Wir erklären es mit dem Sieg der Geschichte über „Charakter“. Wie Daniel Pipes sagt, gibt es kein besseres Heilmittel für totale Ambitionen als eine totale Niederlage. Vor dem deutschen Problem gab es das französische Problem. Waterloo war die Lösung. Wer hat jetzt noch Angst vor dem französischen Nationalcharakter? Natürlich kann nicht mit Sicherheit gesagt werden, dass das deutsche Problem im Jahre 1945 so bestimmt gelöst wurde wie das französische Problem im Jahre 1815. Aber die letzten vierzig Jahre deutscher Geschichte können nicht einfach so abgetan werden. (Und Sicherheitsgarantien, so wie die weitere amerikanische Präsenz auf dem Kontinent, sollten ausreichende Zusicherungen bieten, bis das neue Deutschland bewiesen hat, dass es tatsächlich das Erbe der Bundesrepublik und nicht älterer, archaischer deutscher Staatsformen ist.)


II. WIRTSCHAFTLICH

Eine realistischere Sorge vor einem neuen Deutschland ist wirtschaftlicher und somit kultureller Art. Wie Rita Klimová, die neue tschechische Botschafterin in den USA, kürzlich bemerkte: „Die deutschsprachige Welt“ – mit der sie die beiden Teile Deutschlands und Österreich meinte – „wird nun erreichen, was die Habsburger, Bismarck und Hitler nicht erreicht haben: die Germanisierung Zentraleuropas“. Sie fügte hinzu: „Natürlich durch friedliche und löbliche Mittel. Und durch Handel, nicht Eroberung“. Es war jedoch klar, was sie meinte. Die Dynamik des deutschen Handelsverkehrs ist bereits jetzt in den schwachen Wirtschaften Osteuropas spürbar. Tschechische Schulen hätten gerade Russisch als zweite Sprache abgeschafft, erklärte Klimová. Jetzt bleibe nur noch abzuwarten, ob die neue zweite Sprache Englisch oder Deutsch sein werde. Sie drängte die USA, Englischlehrer zu entsenden.
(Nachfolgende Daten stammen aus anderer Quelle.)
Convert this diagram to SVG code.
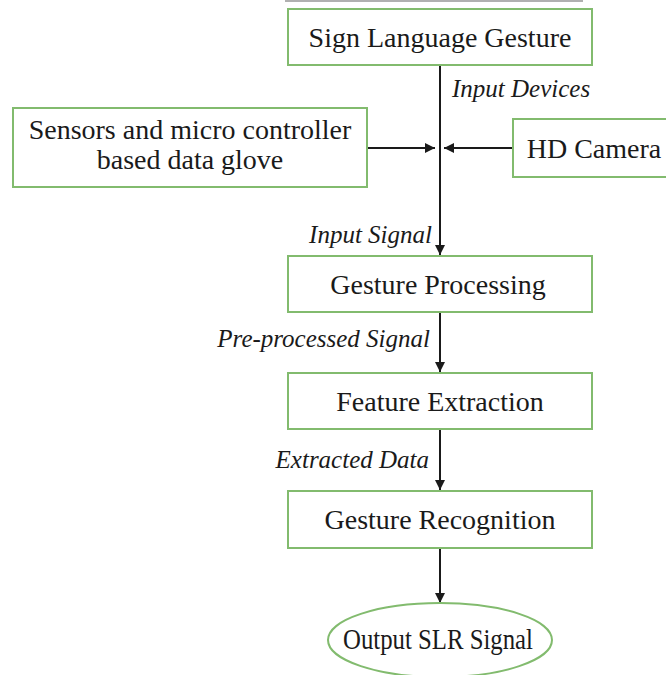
<svg xmlns="http://www.w3.org/2000/svg" width="666" height="675" viewBox="0 0 666 675">
<style>
.box{fill:#ffffff;stroke:#82bb6e;stroke-width:2}
.c{stroke:#1a1a1a;stroke-width:2;fill:none;marker-end:url(#ah)}
</style>
<defs>
<marker id="ah" viewBox="0 0 10 10" refX="10" refY="5" markerWidth="5" markerHeight="5" orient="auto" markerUnits="strokeWidth">
<path d="M0,0 L10,5 L0,10 Z" fill="#1a1a1a"/>
</marker>
</defs>
<rect width="666" height="675" fill="#ffffff"/>
<line x1="285" y1="1" x2="583" y2="1" stroke="#b0b0b0" stroke-width="2"/>
<g id="connectors">
<line class="c" x1="440" y1="65" x2="440" y2="255"/>
<line class="c" x1="367" y1="148" x2="435" y2="148"/>
<line class="c" x1="513" y1="148" x2="444" y2="148"/>
<line class="c" x1="440" y1="312" x2="440" y2="372"/>
<line class="c" x1="440" y1="429" x2="440" y2="490"/>
<line class="c" x1="440" y1="548" x2="440" y2="603"/>
<text x="452" y="97" style="font-family:'Liberation Serif',serif;font-size:25px;font-style:italic;fill:#1a1a1a">Input Devices</text>
<text x="432" y="243" style="font-family:'Liberation Serif',serif;font-size:25px;font-style:italic;fill:#1a1a1a;text-anchor:end">Input Signal</text>
<text x="430" y="347" style="font-family:'Liberation Serif',serif;font-size:25px;font-style:italic;fill:#1a1a1a;text-anchor:end">Pre-processed Signal</text>
<text x="429" y="468" style="font-family:'Liberation Serif',serif;font-size:25px;font-style:italic;fill:#1a1a1a;text-anchor:end">Extracted Data</text>
</g>
<g id="sign-language-gesture">
<rect class="box" x="288" y="9" width="304" height="56"/>
<text x="440" y="47" style="font-family:'Liberation Serif',serif;font-size:28px;fill:#1a1a1a;text-anchor:middle">Sign Language Gesture</text>
</g>
<g id="data-glove">
<rect class="box" x="13" y="108" width="354" height="79"/>
<text x="190" y="139" style="font-family:'Liberation Serif',serif;font-size:28px;fill:#1a1a1a;text-anchor:middle">Sensors and micro controller</text>
<text x="190" y="169" style="font-family:'Liberation Serif',serif;font-size:28px;fill:#1a1a1a;text-anchor:middle">based data glove</text>
</g>
<g id="hd-camera">
<rect class="box" x="513" y="119" width="170" height="58"/>
<text x="594" y="158" style="font-family:'Liberation Serif',serif;font-size:28px;fill:#1a1a1a;text-anchor:middle">HD Camera</text>
</g>
<g id="gesture-processing">
<rect class="box" x="288" y="256" width="304" height="56"/>
<text x="438" y="294" style="font-family:'Liberation Serif',serif;font-size:28px;fill:#1a1a1a;text-anchor:middle">Gesture Processing</text>
</g>
<g id="feature-extraction">
<rect class="box" x="288" y="373" width="304" height="56"/>
<text x="440" y="411" style="font-family:'Liberation Serif',serif;font-size:28px;fill:#1a1a1a;text-anchor:middle">Feature Extraction</text>
</g>
<g id="gesture-recognition">
<rect class="box" x="288" y="491" width="304" height="57"/>
<text x="440" y="529" style="font-family:'Liberation Serif',serif;font-size:28px;fill:#1a1a1a;text-anchor:middle">Gesture Recognition</text>
</g>
<g id="output-slr-signal">
<ellipse class="box" cx="440" cy="640" rx="112" ry="37"/>
<text x="438" y="649" textLength="190" lengthAdjust="spacingAndGlyphs" style="font-family:'Liberation Serif',serif;font-size:29px;fill:#1a1a1a;text-anchor:middle">Output SLR Signal</text>
</g>
</svg>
Osteuropa befürchtet die unverblümte Vorherrschaft der deutschen [Wirtschafts-]Dynamik. Westeuropa – insbesondere Großbritannien und Frankreich – befürchtet, in den Hintergrund gedrängt zu werden. Die deutsche Wirtschaft wird mit achtzig Millionen Menschen rund vierzig Prozent des Bruttoinlandsprodukts der Europäischen Gemeinschaft produzieren. Als das wirtschaftliche Kraftpaket des Kontinents wird Deutschland seinen Nachbarn noch stärker politische Richtlinien diktieren als es das heute bereits tut.

Man kann die Ursachen dieser Befürchtungen verstehen, ohne ihnen übermäßig Respekt zu zollen. Die Angst, unter fairen Wettbewerbsbedingungen von einer friedlichen Wirtschaft aus dem Feld geschlagen zu werden, ist eine Angst, auf die ein Staat nicht stolz sein sollte. So verhält es sich zum Beispiel mit der eher hysterischen und mitunter rassistischen amerikanischen Feindseligkeit gegenüber Japan. Eine deutsche wirtschaftliche Vorherrschaft über den Kontinent verletzt vielleicht den britischen und französischen Stolz. Und die Verbreitung von deutschen Automobil-Benutzerhandbüchern wird vielleicht von den Tschechen und Polen nicht gern gesehen. Aber weder die eine noch die andere Entwicklung bedeutet eine Gefahr für irgendeinen Lebensstandard (in Marktsystemen ist Wohlstand kein Nullsummenspiel), oder eine Bedrohung für irgendeine nationale Existenz, oder ein Argument gegen die deutsche Wiedervereinigung.